CHALLENGE — Below is a listing to transcribe in full and exactly; keep the pictures out.
— Start of INFORMATION SHOWN —
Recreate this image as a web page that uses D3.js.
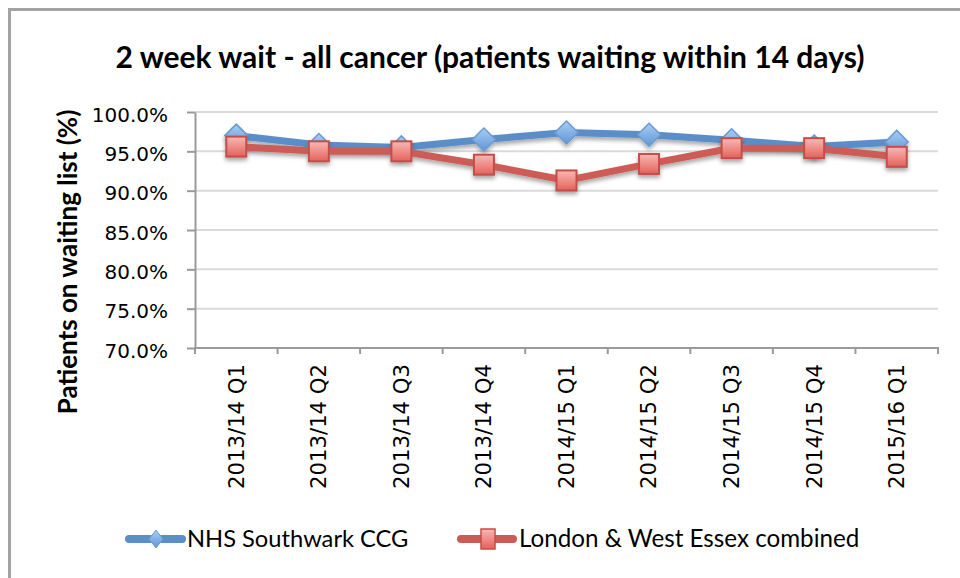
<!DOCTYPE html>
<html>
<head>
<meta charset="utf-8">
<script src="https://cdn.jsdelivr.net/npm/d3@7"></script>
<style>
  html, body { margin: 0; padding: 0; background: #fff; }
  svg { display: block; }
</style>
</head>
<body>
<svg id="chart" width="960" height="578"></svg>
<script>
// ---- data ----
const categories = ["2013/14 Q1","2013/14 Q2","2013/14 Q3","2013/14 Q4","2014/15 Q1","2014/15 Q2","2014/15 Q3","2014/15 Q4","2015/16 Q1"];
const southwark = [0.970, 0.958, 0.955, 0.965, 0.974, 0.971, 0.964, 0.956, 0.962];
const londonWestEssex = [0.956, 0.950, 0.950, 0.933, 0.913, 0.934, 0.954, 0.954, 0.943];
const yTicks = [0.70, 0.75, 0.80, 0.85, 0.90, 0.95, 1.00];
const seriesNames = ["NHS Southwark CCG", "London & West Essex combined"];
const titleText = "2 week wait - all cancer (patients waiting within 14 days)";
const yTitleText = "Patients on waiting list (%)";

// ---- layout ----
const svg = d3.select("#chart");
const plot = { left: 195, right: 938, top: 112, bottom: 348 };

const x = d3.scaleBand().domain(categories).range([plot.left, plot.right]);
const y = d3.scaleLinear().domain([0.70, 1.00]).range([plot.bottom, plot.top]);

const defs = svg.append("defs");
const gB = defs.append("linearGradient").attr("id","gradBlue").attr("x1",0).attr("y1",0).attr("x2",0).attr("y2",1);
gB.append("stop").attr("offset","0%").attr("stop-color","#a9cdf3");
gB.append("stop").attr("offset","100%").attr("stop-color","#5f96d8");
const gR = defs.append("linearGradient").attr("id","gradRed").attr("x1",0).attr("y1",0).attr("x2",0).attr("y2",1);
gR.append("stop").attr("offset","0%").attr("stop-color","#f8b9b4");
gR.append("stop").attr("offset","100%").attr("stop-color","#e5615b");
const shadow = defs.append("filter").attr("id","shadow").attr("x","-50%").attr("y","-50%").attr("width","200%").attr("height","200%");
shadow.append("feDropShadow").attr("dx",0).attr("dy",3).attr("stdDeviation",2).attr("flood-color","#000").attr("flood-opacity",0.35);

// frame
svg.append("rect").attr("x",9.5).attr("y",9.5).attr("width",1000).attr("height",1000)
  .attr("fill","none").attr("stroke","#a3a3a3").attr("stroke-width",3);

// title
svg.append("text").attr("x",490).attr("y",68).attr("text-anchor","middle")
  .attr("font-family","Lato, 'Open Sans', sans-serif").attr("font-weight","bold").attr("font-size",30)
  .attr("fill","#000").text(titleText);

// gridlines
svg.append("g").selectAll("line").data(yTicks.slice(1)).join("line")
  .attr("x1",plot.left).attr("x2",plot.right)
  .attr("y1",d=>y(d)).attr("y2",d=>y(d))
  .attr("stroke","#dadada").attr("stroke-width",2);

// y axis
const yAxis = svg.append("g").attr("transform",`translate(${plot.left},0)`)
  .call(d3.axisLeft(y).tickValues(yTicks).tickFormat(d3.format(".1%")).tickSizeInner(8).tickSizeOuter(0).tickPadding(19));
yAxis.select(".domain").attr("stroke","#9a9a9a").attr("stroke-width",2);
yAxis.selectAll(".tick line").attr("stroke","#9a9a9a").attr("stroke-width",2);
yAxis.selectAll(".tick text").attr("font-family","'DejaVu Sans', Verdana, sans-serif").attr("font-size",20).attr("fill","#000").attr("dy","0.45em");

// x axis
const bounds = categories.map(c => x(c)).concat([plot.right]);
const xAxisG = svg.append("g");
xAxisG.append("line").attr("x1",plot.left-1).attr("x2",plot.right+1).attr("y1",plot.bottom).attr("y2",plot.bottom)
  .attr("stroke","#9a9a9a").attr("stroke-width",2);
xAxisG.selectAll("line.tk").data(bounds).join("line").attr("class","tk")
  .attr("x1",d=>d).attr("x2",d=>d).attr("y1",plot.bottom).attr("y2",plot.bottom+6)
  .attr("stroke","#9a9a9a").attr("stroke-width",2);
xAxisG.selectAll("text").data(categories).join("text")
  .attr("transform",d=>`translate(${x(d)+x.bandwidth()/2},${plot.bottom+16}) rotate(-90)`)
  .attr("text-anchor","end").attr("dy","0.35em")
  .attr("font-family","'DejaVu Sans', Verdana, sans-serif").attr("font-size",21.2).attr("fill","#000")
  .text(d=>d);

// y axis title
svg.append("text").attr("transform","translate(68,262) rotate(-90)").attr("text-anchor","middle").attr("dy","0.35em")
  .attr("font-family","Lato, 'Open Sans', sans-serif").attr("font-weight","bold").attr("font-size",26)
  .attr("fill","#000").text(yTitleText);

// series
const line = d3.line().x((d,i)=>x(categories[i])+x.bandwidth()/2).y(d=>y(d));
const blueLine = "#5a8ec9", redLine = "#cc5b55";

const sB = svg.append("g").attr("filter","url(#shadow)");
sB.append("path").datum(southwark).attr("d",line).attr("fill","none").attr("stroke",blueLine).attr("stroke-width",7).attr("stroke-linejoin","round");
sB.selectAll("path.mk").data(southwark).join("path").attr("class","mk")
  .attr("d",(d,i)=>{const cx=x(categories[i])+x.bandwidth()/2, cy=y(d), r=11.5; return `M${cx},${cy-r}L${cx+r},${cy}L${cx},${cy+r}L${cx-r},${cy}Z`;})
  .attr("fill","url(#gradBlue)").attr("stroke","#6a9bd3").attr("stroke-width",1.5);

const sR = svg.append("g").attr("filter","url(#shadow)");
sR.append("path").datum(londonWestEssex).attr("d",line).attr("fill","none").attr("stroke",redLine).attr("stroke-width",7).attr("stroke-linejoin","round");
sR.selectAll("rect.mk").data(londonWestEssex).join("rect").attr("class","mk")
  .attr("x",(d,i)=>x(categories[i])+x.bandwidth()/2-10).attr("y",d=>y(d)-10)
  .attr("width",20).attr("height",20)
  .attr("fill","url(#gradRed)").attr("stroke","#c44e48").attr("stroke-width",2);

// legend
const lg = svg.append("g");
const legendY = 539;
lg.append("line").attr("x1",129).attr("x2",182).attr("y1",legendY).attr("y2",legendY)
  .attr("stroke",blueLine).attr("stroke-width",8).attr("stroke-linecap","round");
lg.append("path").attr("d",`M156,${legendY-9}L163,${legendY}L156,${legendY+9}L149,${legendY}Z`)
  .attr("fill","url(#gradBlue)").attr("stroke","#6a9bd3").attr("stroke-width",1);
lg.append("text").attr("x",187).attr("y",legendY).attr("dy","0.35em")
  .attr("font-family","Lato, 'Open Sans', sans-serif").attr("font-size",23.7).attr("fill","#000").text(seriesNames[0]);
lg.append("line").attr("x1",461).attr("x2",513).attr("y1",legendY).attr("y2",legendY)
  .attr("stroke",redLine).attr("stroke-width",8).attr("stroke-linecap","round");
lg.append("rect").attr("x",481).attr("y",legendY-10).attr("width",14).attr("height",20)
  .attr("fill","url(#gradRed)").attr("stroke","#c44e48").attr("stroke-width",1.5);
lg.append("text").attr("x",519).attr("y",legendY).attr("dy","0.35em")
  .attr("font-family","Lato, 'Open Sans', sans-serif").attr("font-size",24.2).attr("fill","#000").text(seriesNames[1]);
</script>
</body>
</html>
— End of INFORMATION SHOWN —
SOLUTION TO THIS TASK —
Recreate this image as a web page that uses D3.js.
<!DOCTYPE html>
<html>
<head>
<meta charset="utf-8">
<script src="https://cdn.jsdelivr.net/npm/d3@7"></script>
<style>
  html, body { margin: 0; padding: 0; background: #fff; }
  svg { display: block; }
</style>
</head>
<body>
<svg id="chart" width="960" height="578"></svg>
<script>
// ---- data ----
const categories = ["2013/14 Q1","2013/14 Q2","2013/14 Q3","2013/14 Q4","2014/15 Q1","2014/15 Q2","2014/15 Q3","2014/15 Q4","2015/16 Q1"];
const southwark = [0.970, 0.958, 0.955, 0.965, 0.974, 0.971, 0.964, 0.956, 0.962];
const londonWestEssex = [0.956, 0.950, 0.950, 0.933, 0.913, 0.934, 0.954, 0.954, 0.943];
const yTicks = [0.70, 0.75, 0.80, 0.85, 0.90, 0.95, 1.00];
const seriesNames = ["NHS Southwark CCG", "London & West Essex combined"];
const titleText = "2 week wait - all cancer (patients waiting within 14 days)";
const yTitleText = "Patients on waiting list (%)";

// ---- layout ----
const svg = d3.select("#chart");
const plot = { left: 195, right: 938, top: 112, bottom: 348 };

const x = d3.scaleBand().domain(categories).range([plot.left, plot.right]);
const y = d3.scaleLinear().domain([0.70, 1.00]).range([plot.bottom, plot.top]);

const defs = svg.append("defs");
const gB = defs.append("linearGradient").attr("id","gradBlue").attr("x1",0).attr("y1",0).attr("x2",0).attr("y2",1);
gB.append("stop").attr("offset","0%").attr("stop-color","#a9cdf3");
gB.append("stop").attr("offset","100%").attr("stop-color","#5f96d8");
const gR = defs.append("linearGradient").attr("id","gradRed").attr("x1",0).attr("y1",0).attr("x2",0).attr("y2",1);
gR.append("stop").attr("offset","0%").attr("stop-color","#f8b9b4");
gR.append("stop").attr("offset","100%").attr("stop-color","#e5615b");
const shadow = defs.append("filter").attr("id","shadow").attr("x","-50%").attr("y","-50%").attr("width","200%").attr("height","200%");
shadow.append("feDropShadow").attr("dx",0).attr("dy",3).attr("stdDeviation",2).attr("flood-color","#000").attr("flood-opacity",0.35);

// frame
svg.append("rect").attr("x",9.5).attr("y",9.5).attr("width",1000).attr("height",1000)
  .attr("fill","none").attr("stroke","#a3a3a3").attr("stroke-width",3);

// title
svg.append("text").attr("x",490).attr("y",68).attr("text-anchor","middle")
  .attr("font-family","Lato, 'Open Sans', sans-serif").attr("font-weight","bold").attr("font-size",30)
  .attr("fill","#000").text(titleText);

// gridlines
svg.append("g").selectAll("line").data(yTicks.slice(1)).join("line")
  .attr("x1",plot.left).attr("x2",plot.right)
  .attr("y1",d=>y(d)).attr("y2",d=>y(d))
  .attr("stroke","#dadada").attr("stroke-width",2);

// y axis
const yAxis = svg.append("g").attr("transform",`translate(${plot.left},0)`)
  .call(d3.axisLeft(y).tickValues(yTicks).tickFormat(d3.format(".1%")).tickSizeInner(8).tickSizeOuter(0).tickPadding(19));
yAxis.select(".domain").attr("stroke","#9a9a9a").attr("stroke-width",2);
yAxis.selectAll(".tick line").attr("stroke","#9a9a9a").attr("stroke-width",2);
yAxis.selectAll(".tick text").attr("font-family","'DejaVu Sans', Verdana, sans-serif").attr("font-size",20).attr("fill","#000").attr("dy","0.45em");

// x axis
const bounds = categories.map(c => x(c)).concat([plot.right]);
const xAxisG = svg.append("g");
xAxisG.append("line").attr("x1",plot.left-1).attr("x2",plot.right+1).attr("y1",plot.bottom).attr("y2",plot.bottom)
  .attr("stroke","#9a9a9a").attr("stroke-width",2);
xAxisG.selectAll("line.tk").data(bounds).join("line").attr("class","tk")
  .attr("x1",d=>d).attr("x2",d=>d).attr("y1",plot.bottom).attr("y2",plot.bottom+6)
  .attr("stroke","#9a9a9a").attr("stroke-width",2);
xAxisG.selectAll("text").data(categories).join("text")
  .attr("transform",d=>`translate(${x(d)+x.bandwidth()/2},${plot.bottom+16}) rotate(-90)`)
  .attr("text-anchor","end").attr("dy","0.35em")
  .attr("font-family","'DejaVu Sans', Verdana, sans-serif").attr("font-size",21.2).attr("fill","#000")
  .text(d=>d);

// y axis title
svg.append("text").attr("transform","translate(68,262) rotate(-90)").attr("text-anchor","middle").attr("dy","0.35em")
  .attr("font-family","Lato, 'Open Sans', sans-serif").attr("font-weight","bold").attr("font-size",26)
  .attr("fill","#000").text(yTitleText);

// series
const line = d3.line().x((d,i)=>x(categories[i])+x.bandwidth()/2).y(d=>y(d));
const blueLine = "#5a8ec9", redLine = "#cc5b55";

const sB = svg.append("g").attr("filter","url(#shadow)");
sB.append("path").datum(southwark).attr("d",line).attr("fill","none").attr("stroke",blueLine).attr("stroke-width",7).attr("stroke-linejoin","round");
sB.selectAll("path.mk").data(southwark).join("path").attr("class","mk")
  .attr("d",(d,i)=>{const cx=x(categories[i])+x.bandwidth()/2, cy=y(d), r=11.5; return `M${cx},${cy-r}L${cx+r},${cy}L${cx},${cy+r}L${cx-r},${cy}Z`;})
  .attr("fill","url(#gradBlue)").attr("stroke","#6a9bd3").attr("stroke-width",1.5);

const sR = svg.append("g").attr("filter","url(#shadow)");
sR.append("path").datum(londonWestEssex).attr("d",line).attr("fill","none").attr("stroke",redLine).attr("stroke-width",7).attr("stroke-linejoin","round");
sR.selectAll("rect.mk").data(londonWestEssex).join("rect").attr("class","mk")
  .attr("x",(d,i)=>x(categories[i])+x.bandwidth()/2-10).attr("y",d=>y(d)-10)
  .attr("width",20).attr("height",20)
  .attr("fill","url(#gradRed)").attr("stroke","#c44e48").attr("stroke-width",2);

// legend
const lg = svg.append("g");
const legendY = 539;
lg.append("line").attr("x1",129).attr("x2",182).attr("y1",legendY).attr("y2",legendY)
  .attr("stroke",blueLine).attr("stroke-width",8).attr("stroke-linecap","round");
lg.append("path").attr("d",`M156,${legendY-9}L163,${legendY}L156,${legendY+9}L149,${legendY}Z`)
  .attr("fill","url(#gradBlue)").attr("stroke","#6a9bd3").attr("stroke-width",1);
lg.append("text").attr("x",187).attr("y",legendY).attr("dy","0.35em")
  .attr("font-family","Lato, 'Open Sans', sans-serif").attr("font-size",23.7).attr("fill","#000").text(seriesNames[0]);
lg.append("line").attr("x1",461).attr("x2",513).attr("y1",legendY).attr("y2",legendY)
  .attr("stroke",redLine).attr("stroke-width",8).attr("stroke-linecap","round");
lg.append("rect").attr("x",481).attr("y",legendY-10).attr("width",14).attr("height",20)
  .attr("fill","url(#gradRed)").attr("stroke","#c44e48").attr("stroke-width",1.5);
lg.append("text").attr("x",519).attr("y",legendY).attr("dy","0.35em")
  .attr("font-family","Lato, 'Open Sans', sans-serif").attr("font-size",24.2).attr("fill","#000").text(seriesNames[1]);
</script>
</body>
</html>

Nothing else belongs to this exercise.